Australia’s Victorian Commission For Gambling and Liquor Regulation(VCGLR) recently issued a statement where they said that practices of loot boxes in gaming are a form of gambling under the Victorian law. but Queensland Gambling Commission thinks it cannot be classified as gambling.
Kotaku is reporting that they reached Queensland Office of Liquor and Gaming Regulation to inquiry about the legal status of loot boxes under Queensland. to this question regulator’s Robert Grimmond responded that they cannot put loot boxes under gambling as under the current legislation cannot classify it.
“Regrettably, as a regulator of legalised gambling in Queensland, I am not in a position to definitively advise whether ‘loot boxes’ or similar video game features would constitute ‘gambling’,” the regulator’s Robert Grimmond replied.
“However, I can confirm that video gaming which provides for ‘loot boxes’ would not fall within the meaning of a gaming machine as defined under the Gaming Machine Act.”
So what is Queensland’s Gaming Machine act? well it a law which was passed in 1991 and it does not have any provision for loot boxes and relates only to electronic gaming machine like the poker machine and for that reason, Grimmond says
“In view of the above, I do not consider that ‘loot boxes’ at the cost of real currency would constitute gambling.

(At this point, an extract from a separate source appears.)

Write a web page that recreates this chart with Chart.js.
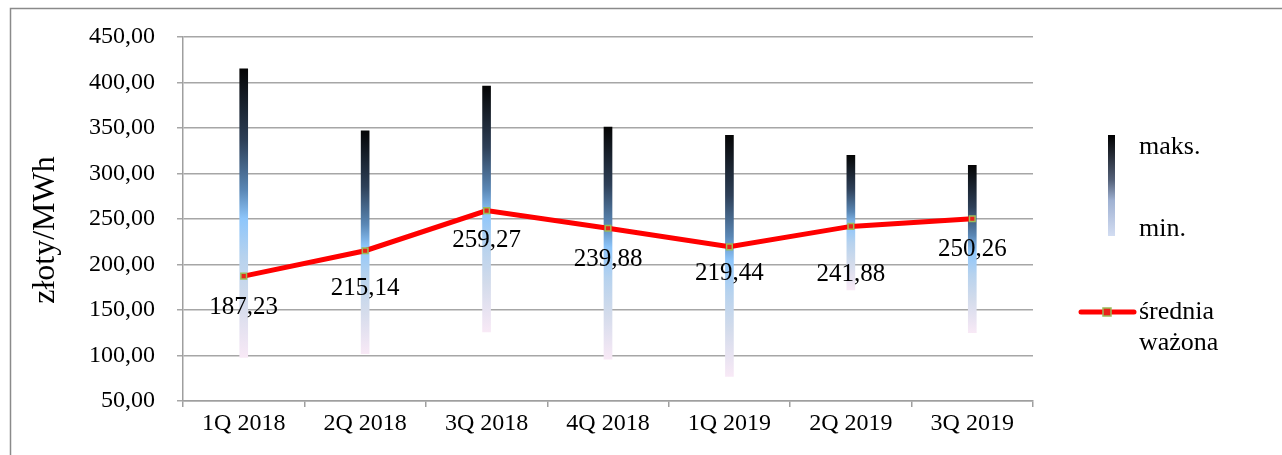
<!DOCTYPE html>
<html>
<head>
<meta charset="utf-8">
<script src="https://cdn.jsdelivr.net/npm/chart.js@4.4.1/dist/chart.umd.min.js"></script>
<style>
  html, body { margin: 0; padding: 0; background: #fff; overflow: hidden; }
</style>
</head>
<body>
<canvas id="priceChart" width="1282" height="455"></canvas>
<script>
// quarterly prices, zł/MWh
const categories = ['1Q 2018', '2Q 2018', '3Q 2018', '4Q 2018', '1Q 2019', '2Q 2019', '3Q 2019'];
const maxValues = [415, 347, 396, 351, 342, 320, 309];
const minValues = [98, 102, 126, 96, 77, 172, 125];
const avgValues = [187.23, 215.14, 259.27, 239.88, 219.44, 241.88, 250.26];
const yMin = 50;
const yMax = 450;
const yStep = 50;

const axisTitle = 'złoty/MWh';
const legendMax = 'maks.';
const legendMin = 'min.';
const legendAvg = ['średnia', 'ważona'];

// how far below each point its value label sits (px)
const labelDy = [31, 38, 30, 31, 27, 48, 31];

const FONT = 'Liberation Serif';
Chart.defaults.font.family = FONT;
Chart.defaults.color = '#000';

function fmt(v) {
    return Number(v).toFixed(2).replace('.', ',');
}

function addBarStops(g) {
    g.addColorStop(0, '#050505');
    g.addColorStop(0.25, '#2e4058');
    g.addColorStop(0.42, '#5a87b5');
    g.addColorStop(0.52, '#8ec6fb');
    g.addColorStop(0.65, '#b6d2ee');
    g.addColorStop(0.8, '#d2dbeb');
    g.addColorStop(1, '#f8e9f6');
    return g;
}

function barGradient(ctx) {
    const chart = ctx.chart;
    const y = chart.scales.y;
    const i = ctx.dataIndex;
    if (!chart.chartArea || !y || i === undefined) return '#8ec6fb';
    const top = y.getPixelForValue(maxValues[i]);
    const bottom = y.getPixelForValue(minValues[i]);
    return addBarStops(chart.ctx.createLinearGradient(0, top, 0, bottom));
}

const overlay = {
    id: 'overlay',
    beforeDraw(chart) {
        const c = chart.ctx;
        c.save();
        c.fillStyle = '#fff';
        c.fillRect(0, 0, chart.width, chart.height);
        c.strokeStyle = '#8a8a8a';
        c.lineWidth = 1.5;
        c.beginPath();
        c.moveTo(10.5, chart.height);
        c.lineTo(10.5, 8.5);
        c.lineTo(chart.width, 8.5);
        c.stroke();
        c.restore();
    },
    afterDatasetsDraw(chart) {
        const c = chart.ctx;
        const meta = chart.getDatasetMeta(0);
        c.save();
        c.font = '25px "' + FONT + '"';
        c.fillStyle = '#000';
        c.textAlign = 'center';
        c.textBaseline = 'middle';
        meta.data.forEach((pt, i) => {
            c.fillText(fmt(avgValues[i]), pt.x, pt.y + labelDy[i]);
        });
        c.restore();
    },
    afterDraw(chart) {
        const c = chart.ctx;
        c.save();
        // y axis title
        c.font = '32px "' + FONT + '"';
        c.fillStyle = '#000';
        c.textAlign = 'center';
        c.textBaseline = 'middle';
        c.translate(46, 230);
        c.rotate(-Math.PI / 2);
        c.fillText(axisTitle, 0, 0);
        c.restore();

        // legend
        c.save();
        const g = c.createLinearGradient(0, 135, 0, 236);
        g.addColorStop(0, '#000');
        g.addColorStop(0.45, '#55627a');
        g.addColorStop(0.65, '#9fb1d2');
        g.addColorStop(1, '#d3ddf2');
        c.fillStyle = g;
        c.fillRect(1108, 135, 7, 101);

        c.strokeStyle = '#ff0000';
        c.lineWidth = 5;
        c.lineCap = 'round';
        c.beginPath();
        c.moveTo(1081, 312);
        c.lineTo(1134, 312);
        c.stroke();
        c.fillStyle = '#e8231a';
        c.strokeStyle = '#9bbb59';
        c.lineWidth = 1.5;
        c.fillRect(1103, 308, 8, 8);
        c.strokeRect(1103, 308, 8, 8);

        c.font = '26px "' + FONT + '"';
        c.fillStyle = '#000';
        c.textAlign = 'left';
        c.textBaseline = 'middle';
        c.fillText(legendMax, 1139, 147);
        c.fillText(legendMin, 1139, 229);
        c.fillText(legendAvg[0], 1139, 312);
        c.fillText(legendAvg[1], 1139, 343);
        c.restore();
    }
};

new Chart(document.getElementById('priceChart'), {
    data: {
        labels: categories,
        datasets: [
            {
                type: 'line',
                label: legendAvg.join(' '),
                data: avgValues,
                borderColor: '#ff0000',
                borderWidth: 5,
                tension: 0,
                pointStyle: 'rect',
                pointRadius: 4,
                pointBackgroundColor: '#e8231a',
                pointBorderColor: '#9bbb59',
                pointBorderWidth: 1.5,
                order: 1
            },
            {
                type: 'bar',
                label: legendMax + ' / ' + legendMin,
                data: categories.map((c, i) => [minValues[i], maxValues[i]]),
                backgroundColor: barGradient,
                borderWidth: 0,
                barThickness: 8,
                order: 2
            }
        ]
    },
    options: {
        responsive: false,
        animation: false,
        layout: { padding: { top: 37, right: 249, left: 0, bottom: 0 } },
        plugins: {
            legend: { display: false },
            tooltip: { enabled: false }
        },
        scales: {
            x: {
                offset: true,
                grid: {
                    offset: true,
                    drawOnChartArea: false,
                    drawTicks: true,
                    tickLength: 6,
                    color: '#9f9f9f',
                    lineWidth: 1.5
                },
                border: { color: '#9f9f9f', width: 1.5 },
                ticks: { font: { size: 24 }, padding: 2, color: '#000' },
                afterFit(scale) { scale.height = 54; }
            },
            y: {
                min: yMin,
                max: yMax,
                ticks: {
                    stepSize: yStep,
                    font: { size: 24 },
                    padding: 22,
                    color: '#000',
                    callback: (v) => fmt(v)
                },
                grid: { color: '#a6a6a6', lineWidth: 1.5, tickLength: 6 },
                border: { color: '#9f9f9f', width: 1.5 },
                afterFit(scale) { scale.width = 183; }
            }
        }
    },
    plugins: [overlay]
});
</script>
</body>
</html>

As such, the OLGR would have no legislative authority to regulate or ban these products.”
So basically Queensland Legislation has not been updated with time and so to classify loot boxes as gambling. the government will have to introduce a new legislation keeping in mind the current state of technology and online gambling.
Further EA also referred Kotaku to Entertainment Software Association(ESA) a U.S. association representing companies that publish computer and video games. when they were questioned about the recent controversy of Star Wars Battlefront 2 they said the following.
Loot boxes are a voluntary feature in certain video games that provide players with another way to obtain virtual items that can be used to enhance their in-game experiences. They are not gambling.
Depending on the game design, some loot boxes are earned and others can be purchased. In some games, they have elements that help a player progress through the video game. In others, they are optional features and are not required to progress or succeed in the game. In both cases, the gamer makes the decision.
One thing to note about the above statement is that EA is also the members of the ESA. so it’s not a surprise to see ESA defending EA and their game.
Anyways now three regulatory bodies Belgium, Hawaii and Victoria’s VCGLR have classified loot boxes as gambling and this numbers may grow as more countries investigate the matter.